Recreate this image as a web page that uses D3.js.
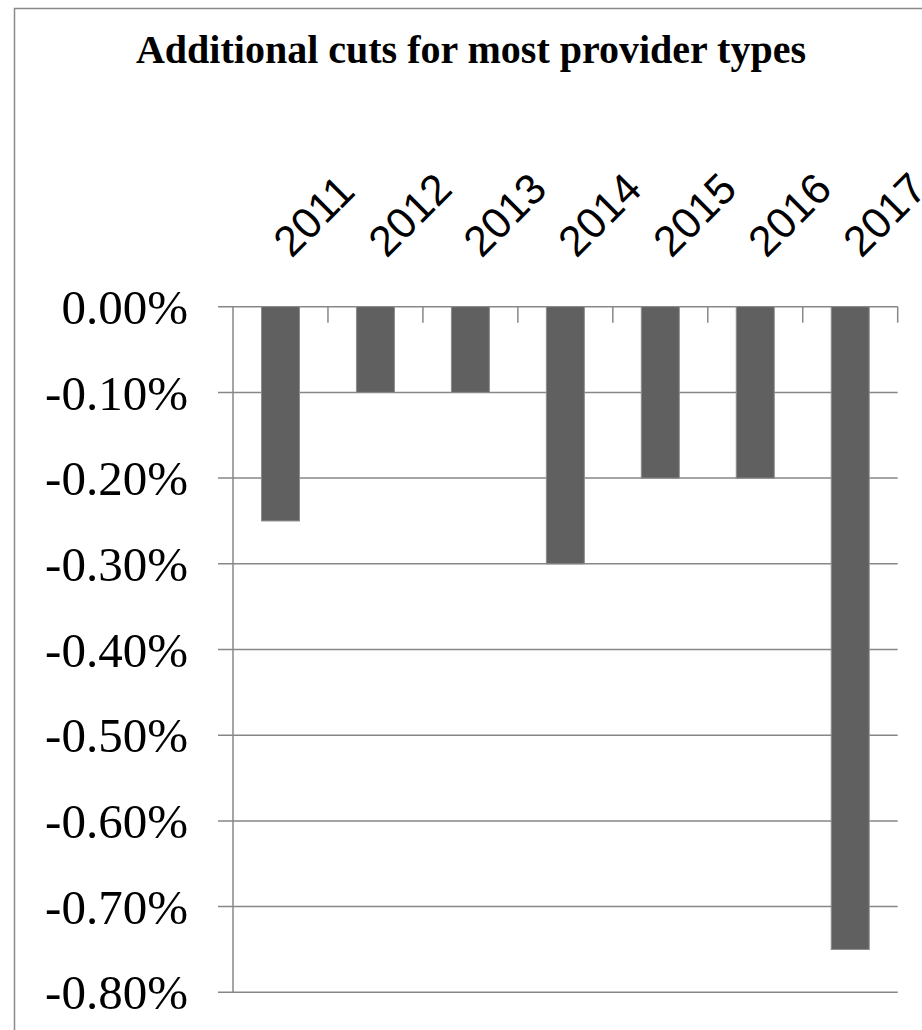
<!DOCTYPE html>
<html>
<head>
<meta charset="utf-8">
<script src="https://cdn.jsdelivr.net/npm/d3@7"></script>
<style>
  html, body { margin: 0; padding: 0; background: #fff; overflow: hidden; }
  svg { display: block; }
</style>
</head>
<body>
<svg id="chart" width="922" height="1030"></svg>
<script>
// Additional payment cuts by year (percent)
const years = ["2011", "2012", "2013", "2014", "2015", "2016", "2017"];
const cuts = [-0.25, -0.10, -0.10, -0.30, -0.20, -0.20, -0.75];
const yTicks = [0, -0.1, -0.2, -0.3, -0.4, -0.5, -0.6, -0.7, -0.8];
const titleText = "Additional cuts for most provider types";

const svg = d3.select("#chart");

// outer chart frame (runs past the right and bottom edges)
svg.append("rect")
  .attr("x", 14.5).attr("y", 8.5)
  .attr("width", 960).attr("height", 1060)
  .attr("fill", "#fff")
  .attr("stroke", "#8a8a8a")
  .attr("stroke-width", 1.5);

const plot = { left: 233, right: 897.7, top: 306.7, bottom: 992.3 };

const x = d3.scaleBand()
  .domain(years)
  .range([plot.left, plot.right])
  .paddingInner(0.6)
  .paddingOuter(0.3);

const xCat = d3.scaleBand()
  .domain(years)
  .range([plot.left, plot.right]);

const y = d3.scaleLinear()
  .domain([0, -0.8])
  .range([plot.top, plot.bottom]);

const gridColor = "#878787";

// horizontal gridlines with short outside ticks
svg.append("g")
  .selectAll("line")
  .data(yTicks)
  .join("line")
  .attr("x1", plot.left - 15)
  .attr("x2", plot.right)
  .attr("y1", d => y(d))
  .attr("y2", d => y(d))
  .attr("stroke", gridColor)
  .attr("stroke-width", 1.5);

// value axis line
svg.append("line")
  .attr("x1", plot.left).attr("x2", plot.left)
  .attr("y1", plot.top).attr("y2", plot.bottom)
  .attr("stroke", gridColor)
  .attr("stroke-width", 1.5);

// category tick marks hanging below the zero line
svg.append("g")
  .selectAll("line")
  .data(years)
  .join("line")
  .attr("x1", d => xCat(d) + xCat.bandwidth())
  .attr("x2", d => xCat(d) + xCat.bandwidth())
  .attr("y1", y(0))
  .attr("y2", y(0) + 16)
  .attr("stroke", gridColor)
  .attr("stroke-width", 1.5);

// bars
svg.append("g")
  .selectAll("rect")
  .data(years.map((yr, i) => ({ yr, v: cuts[i] })))
  .join("rect")
  .attr("x", d => x(d.yr))
  .attr("width", x.bandwidth())
  .attr("y", y(0))
  .attr("height", d => y(d.v) - y(0))
  .attr("fill", "#606060")
  .attr("stroke", "#8c8c8c")
  .attr("stroke-width", 1);

// value axis labels, plain hyphen for the sign
const pct = d => (d < 0 ? "-" : "") + Math.abs(d).toFixed(2) + "%";
svg.append("g")
  .selectAll("text")
  .data(yTicks)
  .join("text")
  .attr("x", 188)
  .attr("y", d => y(d))
  .attr("dy", "0.35em")
  .attr("text-anchor", "end")
  .attr("font-family", "'Liberation Serif', 'DejaVu Serif', serif")
  .attr("font-size", 49)
  .attr("fill", "#000")
  .text(pct);

// rotated category labels above the zero line
svg.append("g")
  .selectAll("text")
  .data(years)
  .join("text")
  .attr("transform", d => `translate(${xCat(d) + xCat.bandwidth() / 2 + 11},259) rotate(-45)`)
  .attr("text-anchor", "start")
  .attr("font-family", "'Liberation Sans', Arial, sans-serif")
  .attr("font-size", 43)
  .attr("fill", "#000")
  .text(d => d);

// title
svg.append("text")
  .attr("x", 471)
  .attr("y", 63)
  .attr("text-anchor", "middle")
  .attr("font-family", "'Liberation Serif', 'DejaVu Serif', serif")
  .attr("font-weight", "bold")
  .attr("font-size", 40)
  .attr("fill", "#000")
  .text(titleText);
</script>
</body>
</html>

------------------------------------------------------------------------

WHAT THE TASK ASKS: Restate the whole of the material word for word without the pictures.

THE RESPONSE:
Recreate this image as a web page that uses D3.js.
<!DOCTYPE html>
<html>
<head>
<meta charset="utf-8">
<script src="https://cdn.jsdelivr.net/npm/d3@7"></script>
<style>
  html, body { margin: 0; padding: 0; background: #fff; overflow: hidden; }
  svg { display: block; }
</style>
</head>
<body>
<svg id="chart" width="922" height="1030"></svg>
<script>
// Additional payment cuts by year (percent)
const years = ["2011", "2012", "2013", "2014", "2015", "2016", "2017"];
const cuts = [-0.25, -0.10, -0.10, -0.30, -0.20, -0.20, -0.75];
const yTicks = [0, -0.1, -0.2, -0.3, -0.4, -0.5, -0.6, -0.7, -0.8];
const titleText = "Additional cuts for most provider types";

const svg = d3.select("#chart");

// outer chart frame (runs past the right and bottom edges)
svg.append("rect")
  .attr("x", 14.5).attr("y", 8.5)
  .attr("width", 960).attr("height", 1060)
  .attr("fill", "#fff")
  .attr("stroke", "#8a8a8a")
  .attr("stroke-width", 1.5);

const plot = { left: 233, right: 897.7, top: 306.7, bottom: 992.3 };

const x = d3.scaleBand()
  .domain(years)
  .range([plot.left, plot.right])
  .paddingInner(0.6)
  .paddingOuter(0.3);

const xCat = d3.scaleBand()
  .domain(years)
  .range([plot.left, plot.right]);

const y = d3.scaleLinear()
  .domain([0, -0.8])
  .range([plot.top, plot.bottom]);

const gridColor = "#878787";

// horizontal gridlines with short outside ticks
svg.append("g")
  .selectAll("line")
  .data(yTicks)
  .join("line")
  .attr("x1", plot.left - 15)
  .attr("x2", plot.right)
  .attr("y1", d => y(d))
  .attr("y2", d => y(d))
  .attr("stroke", gridColor)
  .attr("stroke-width", 1.5);

// value axis line
svg.append("line")
  .attr("x1", plot.left).attr("x2", plot.left)
  .attr("y1", plot.top).attr("y2", plot.bottom)
  .attr("stroke", gridColor)
  .attr("stroke-width", 1.5);

// category tick marks hanging below the zero line
svg.append("g")
  .selectAll("line")
  .data(years)
  .join("line")
  .attr("x1", d => xCat(d) + xCat.bandwidth())
  .attr("x2", d => xCat(d) + xCat.bandwidth())
  .attr("y1", y(0))
  .attr("y2", y(0) + 16)
  .attr("stroke", gridColor)
  .attr("stroke-width", 1.5);

// bars
svg.append("g")
  .selectAll("rect")
  .data(years.map((yr, i) => ({ yr, v: cuts[i] })))
  .join("rect")
  .attr("x", d => x(d.yr))
  .attr("width", x.bandwidth())
  .attr("y", y(0))
  .attr("height", d => y(d.v) - y(0))
  .attr("fill", "#606060")
  .attr("stroke", "#8c8c8c")
  .attr("stroke-width", 1);

// value axis labels, plain hyphen for the sign
const pct = d => (d < 0 ? "-" : "") + Math.abs(d).toFixed(2) + "%";
svg.append("g")
  .selectAll("text")
  .data(yTicks)
  .join("text")
  .attr("x", 188)
  .attr("y", d => y(d))
  .attr("dy", "0.35em")
  .attr("text-anchor", "end")
  .attr("font-family", "'Liberation Serif', 'DejaVu Serif', serif")
  .attr("font-size", 49)
  .attr("fill", "#000")
  .text(pct);

// rotated category labels above the zero line
svg.append("g")
  .selectAll("text")
  .data(years)
  .join("text")
  .attr("transform", d => `translate(${xCat(d) + xCat.bandwidth() / 2 + 11},259) rotate(-45)`)
  .attr("text-anchor", "start")
  .attr("font-family", "'Liberation Sans', Arial, sans-serif")
  .attr("font-size", 43)
  .attr("fill", "#000")
  .text(d => d);

// title
svg.append("text")
  .attr("x", 471)
  .attr("y", 63)
  .attr("text-anchor", "middle")
  .attr("font-family", "'Liberation Serif', 'DejaVu Serif', serif")
  .attr("font-weight", "bold")
  .attr("font-size", 40)
  .attr("fill", "#000")
  .text(titleText);
</script>
</body>
</html>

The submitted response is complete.